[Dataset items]
_____
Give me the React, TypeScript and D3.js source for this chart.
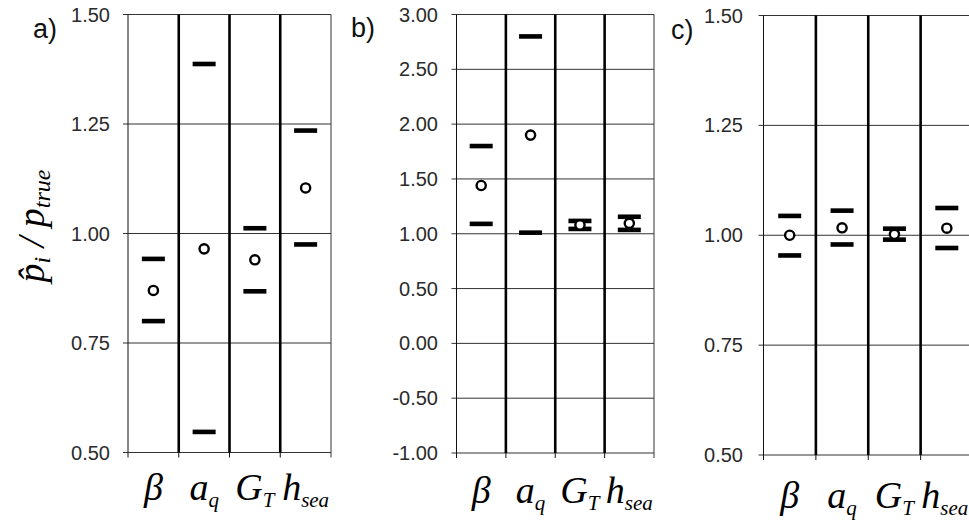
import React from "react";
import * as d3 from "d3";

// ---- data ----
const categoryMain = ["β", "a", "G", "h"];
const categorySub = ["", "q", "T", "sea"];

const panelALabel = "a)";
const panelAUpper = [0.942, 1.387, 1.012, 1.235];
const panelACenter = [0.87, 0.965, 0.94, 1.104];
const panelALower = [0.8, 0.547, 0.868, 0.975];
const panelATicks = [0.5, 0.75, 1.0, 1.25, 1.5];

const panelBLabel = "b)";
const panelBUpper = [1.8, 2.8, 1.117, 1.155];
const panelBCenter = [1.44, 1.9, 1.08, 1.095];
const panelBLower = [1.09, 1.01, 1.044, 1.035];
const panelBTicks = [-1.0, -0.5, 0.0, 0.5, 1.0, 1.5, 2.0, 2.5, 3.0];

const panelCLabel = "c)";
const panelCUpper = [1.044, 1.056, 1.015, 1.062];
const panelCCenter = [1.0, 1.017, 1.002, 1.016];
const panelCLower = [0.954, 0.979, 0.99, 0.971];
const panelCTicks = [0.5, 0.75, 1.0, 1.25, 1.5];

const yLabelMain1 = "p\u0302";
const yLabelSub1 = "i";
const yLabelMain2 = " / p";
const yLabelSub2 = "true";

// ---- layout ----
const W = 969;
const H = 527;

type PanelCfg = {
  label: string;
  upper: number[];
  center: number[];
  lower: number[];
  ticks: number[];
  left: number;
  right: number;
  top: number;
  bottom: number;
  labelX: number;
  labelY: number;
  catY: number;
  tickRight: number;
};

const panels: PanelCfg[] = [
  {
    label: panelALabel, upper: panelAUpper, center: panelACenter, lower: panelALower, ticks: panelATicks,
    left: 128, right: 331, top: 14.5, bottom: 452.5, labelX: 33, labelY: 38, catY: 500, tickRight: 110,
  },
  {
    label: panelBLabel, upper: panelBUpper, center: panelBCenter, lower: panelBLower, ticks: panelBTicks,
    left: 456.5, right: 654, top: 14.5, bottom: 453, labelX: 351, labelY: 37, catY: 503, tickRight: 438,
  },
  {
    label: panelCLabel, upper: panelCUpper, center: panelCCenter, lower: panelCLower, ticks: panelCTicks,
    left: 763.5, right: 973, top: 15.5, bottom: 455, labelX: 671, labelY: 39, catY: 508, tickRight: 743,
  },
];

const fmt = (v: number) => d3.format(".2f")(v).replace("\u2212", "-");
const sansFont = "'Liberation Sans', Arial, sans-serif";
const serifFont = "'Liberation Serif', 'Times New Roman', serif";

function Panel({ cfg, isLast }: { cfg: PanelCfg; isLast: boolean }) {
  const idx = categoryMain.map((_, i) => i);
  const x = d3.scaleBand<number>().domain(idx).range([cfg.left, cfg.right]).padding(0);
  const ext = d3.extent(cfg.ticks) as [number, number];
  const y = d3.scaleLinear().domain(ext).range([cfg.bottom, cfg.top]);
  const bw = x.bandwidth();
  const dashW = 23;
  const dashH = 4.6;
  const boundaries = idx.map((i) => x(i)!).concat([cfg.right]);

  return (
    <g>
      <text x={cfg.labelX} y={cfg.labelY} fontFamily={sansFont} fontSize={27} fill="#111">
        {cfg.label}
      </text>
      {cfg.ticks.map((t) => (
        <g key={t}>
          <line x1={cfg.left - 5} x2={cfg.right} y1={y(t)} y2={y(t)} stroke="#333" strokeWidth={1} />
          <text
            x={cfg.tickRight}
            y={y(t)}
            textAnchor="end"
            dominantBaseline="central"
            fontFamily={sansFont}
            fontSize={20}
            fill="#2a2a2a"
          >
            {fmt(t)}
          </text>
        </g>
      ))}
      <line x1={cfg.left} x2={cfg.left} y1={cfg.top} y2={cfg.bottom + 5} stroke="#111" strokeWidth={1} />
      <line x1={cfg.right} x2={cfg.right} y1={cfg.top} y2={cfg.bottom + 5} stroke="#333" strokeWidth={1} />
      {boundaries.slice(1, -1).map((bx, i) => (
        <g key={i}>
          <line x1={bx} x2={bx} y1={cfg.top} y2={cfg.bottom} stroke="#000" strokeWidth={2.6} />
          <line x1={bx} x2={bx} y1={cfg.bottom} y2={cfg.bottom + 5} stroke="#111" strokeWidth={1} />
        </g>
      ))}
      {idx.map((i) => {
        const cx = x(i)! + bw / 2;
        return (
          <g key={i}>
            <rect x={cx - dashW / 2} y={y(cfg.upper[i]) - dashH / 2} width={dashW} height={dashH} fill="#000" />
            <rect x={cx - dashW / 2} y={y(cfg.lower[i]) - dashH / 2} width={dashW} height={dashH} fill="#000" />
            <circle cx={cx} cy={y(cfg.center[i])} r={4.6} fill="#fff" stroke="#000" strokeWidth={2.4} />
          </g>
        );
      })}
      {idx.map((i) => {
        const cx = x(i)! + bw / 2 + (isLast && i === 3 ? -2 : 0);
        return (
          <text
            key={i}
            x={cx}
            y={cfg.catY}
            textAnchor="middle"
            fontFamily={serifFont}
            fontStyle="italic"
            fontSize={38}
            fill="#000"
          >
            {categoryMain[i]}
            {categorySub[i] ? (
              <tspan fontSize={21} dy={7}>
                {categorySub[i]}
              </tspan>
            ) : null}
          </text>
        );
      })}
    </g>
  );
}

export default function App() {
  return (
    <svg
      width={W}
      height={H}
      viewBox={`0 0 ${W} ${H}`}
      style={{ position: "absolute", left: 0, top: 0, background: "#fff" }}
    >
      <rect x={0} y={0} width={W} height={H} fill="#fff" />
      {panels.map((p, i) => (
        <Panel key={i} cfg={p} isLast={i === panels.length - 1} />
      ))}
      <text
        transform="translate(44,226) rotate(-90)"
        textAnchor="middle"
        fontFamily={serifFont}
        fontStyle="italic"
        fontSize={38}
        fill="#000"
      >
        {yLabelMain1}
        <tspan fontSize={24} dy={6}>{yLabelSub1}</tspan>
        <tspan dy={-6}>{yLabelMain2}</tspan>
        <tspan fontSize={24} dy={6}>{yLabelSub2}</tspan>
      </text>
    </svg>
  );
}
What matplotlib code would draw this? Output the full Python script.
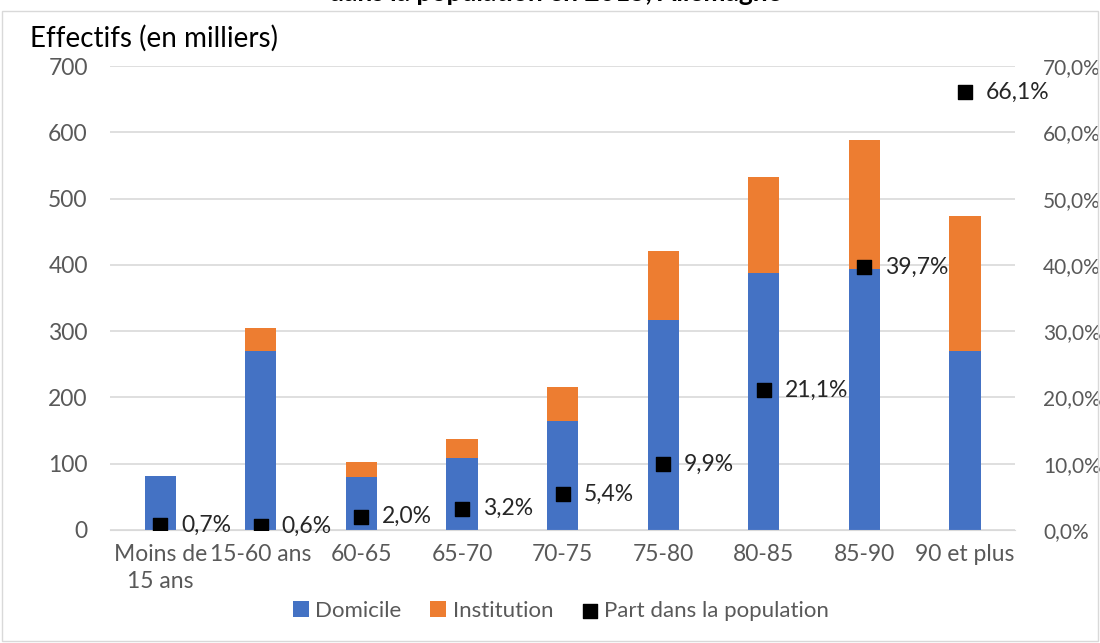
_____
Write out the records above once more, word for word, with no pictures.

Give me the React, TypeScript and D3.js source for this chart.
import React from "react";
import * as d3 from "d3";

// ---- data ----
const categoryMain = ["β", "a", "G", "h"];
const categorySub = ["", "q", "T", "sea"];

const panelALabel = "a)";
const panelAUpper = [0.942, 1.387, 1.012, 1.235];
const panelACenter = [0.87, 0.965, 0.94, 1.104];
const panelALower = [0.8, 0.547, 0.868, 0.975];
const panelATicks = [0.5, 0.75, 1.0, 1.25, 1.5];

const panelBLabel = "b)";
const panelBUpper = [1.8, 2.8, 1.117, 1.155];
const panelBCenter = [1.44, 1.9, 1.08, 1.095];
const panelBLower = [1.09, 1.01, 1.044, 1.035];
const panelBTicks = [-1.0, -0.5, 0.0, 0.5, 1.0, 1.5, 2.0, 2.5, 3.0];

const panelCLabel = "c)";
const panelCUpper = [1.044, 1.056, 1.015, 1.062];
const panelCCenter = [1.0, 1.017, 1.002, 1.016];
const panelCLower = [0.954, 0.979, 0.99, 0.971];
const panelCTicks = [0.5, 0.75, 1.0, 1.25, 1.5];

const yLabelMain1 = "p\u0302";
const yLabelSub1 = "i";
const yLabelMain2 = " / p";
const yLabelSub2 = "true";

// ---- layout ----
const W = 969;
const H = 527;

type PanelCfg = {
  label: string;
  upper: number[];
  center: number[];
  lower: number[];
  ticks: number[];
  left: number;
  right: number;
  top: number;
  bottom: number;
  labelX: number;
  labelY: number;
  catY: number;
  tickRight: number;
};

const panels: PanelCfg[] = [
  {
    label: panelALabel, upper: panelAUpper, center: panelACenter, lower: panelALower, ticks: panelATicks,
    left: 128, right: 331, top: 14.5, bottom: 452.5, labelX: 33, labelY: 38, catY: 500, tickRight: 110,
  },
  {
    label: panelBLabel, upper: panelBUpper, center: panelBCenter, lower: panelBLower, ticks: panelBTicks,
    left: 456.5, right: 654, top: 14.5, bottom: 453, labelX: 351, labelY: 37, catY: 503, tickRight: 438,
  },
  {
    label: panelCLabel, upper: panelCUpper, center: panelCCenter, lower: panelCLower, ticks: panelCTicks,
    left: 763.5, right: 973, top: 15.5, bottom: 455, labelX: 671, labelY: 39, catY: 508, tickRight: 743,
  },
];

const fmt = (v: number) => d3.format(".2f")(v).replace("\u2212", "-");
const sansFont = "'Liberation Sans', Arial, sans-serif";
const serifFont = "'Liberation Serif', 'Times New Roman', serif";

function Panel({ cfg, isLast }: { cfg: PanelCfg; isLast: boolean }) {
  const idx = categoryMain.map((_, i) => i);
  const x = d3.scaleBand<number>().domain(idx).range([cfg.left, cfg.right]).padding(0);
  const ext = d3.extent(cfg.ticks) as [number, number];
  const y = d3.scaleLinear().domain(ext).range([cfg.bottom, cfg.top]);
  const bw = x.bandwidth();
  const dashW = 23;
  const dashH = 4.6;
  const boundaries = idx.map((i) => x(i)!).concat([cfg.right]);

  return (
    <g>
      <text x={cfg.labelX} y={cfg.labelY} fontFamily={sansFont} fontSize={27} fill="#111">
        {cfg.label}
      </text>
      {cfg.ticks.map((t) => (
        <g key={t}>
          <line x1={cfg.left - 5} x2={cfg.right} y1={y(t)} y2={y(t)} stroke="#333" strokeWidth={1} />
          <text
            x={cfg.tickRight}
            y={y(t)}
            textAnchor="end"
            dominantBaseline="central"
            fontFamily={sansFont}
            fontSize={20}
            fill="#2a2a2a"
          >
            {fmt(t)}
          </text>
        </g>
      ))}
      <line x1={cfg.left} x2={cfg.left} y1={cfg.top} y2={cfg.bottom + 5} stroke="#111" strokeWidth={1} />
      <line x1={cfg.right} x2={cfg.right} y1={cfg.top} y2={cfg.bottom + 5} stroke="#333" strokeWidth={1} />
      {boundaries.slice(1, -1).map((bx, i) => (
        <g key={i}>
          <line x1={bx} x2={bx} y1={cfg.top} y2={cfg.bottom} stroke="#000" strokeWidth={2.6} />
          <line x1={bx} x2={bx} y1={cfg.bottom} y2={cfg.bottom + 5} stroke="#111" strokeWidth={1} />
        </g>
      ))}
      {idx.map((i) => {
        const cx = x(i)! + bw / 2;
        return (
          <g key={i}>
            <rect x={cx - dashW / 2} y={y(cfg.upper[i]) - dashH / 2} width={dashW} height={dashH} fill="#000" />
            <rect x={cx - dashW / 2} y={y(cfg.lower[i]) - dashH / 2} width={dashW} height={dashH} fill="#000" />
            <circle cx={cx} cy={y(cfg.center[i])} r={4.6} fill="#fff" stroke="#000" strokeWidth={2.4} />
          </g>
        );
      })}
      {idx.map((i) => {
        const cx = x(i)! + bw / 2 + (isLast && i === 3 ? -2 : 0);
        return (
          <text
            key={i}
            x={cx}
            y={cfg.catY}
            textAnchor="middle"
            fontFamily={serifFont}
            fontStyle="italic"
            fontSize={38}
            fill="#000"
          >
            {categoryMain[i]}
            {categorySub[i] ? (
              <tspan fontSize={21} dy={7}>
                {categorySub[i]}
              </tspan>
            ) : null}
          </text>
        );
      })}
    </g>
  );
}

export default function App() {
  return (
    <svg
      width={W}
      height={H}
      viewBox={`0 0 ${W} ${H}`}
      style={{ position: "absolute", left: 0, top: 0, background: "#fff" }}
    >
      <rect x={0} y={0} width={W} height={H} fill="#fff" />
      {panels.map((p, i) => (
        <Panel key={i} cfg={p} isLast={i === panels.length - 1} />
      ))}
      <text
        transform="translate(44,226) rotate(-90)"
        textAnchor="middle"
        fontFamily={serifFont}
        fontStyle="italic"
        fontSize={38}
        fill="#000"
      >
        {yLabelMain1}
        <tspan fontSize={24} dy={6}>{yLabelSub1}</tspan>
        <tspan dy={-6}>{yLabelMain2}</tspan>
        <tspan fontSize={24} dy={6}>{yLabelSub2}</tspan>
      </text>
    </svg>
  );
}
What matplotlib code would draw this? Output the full Python script.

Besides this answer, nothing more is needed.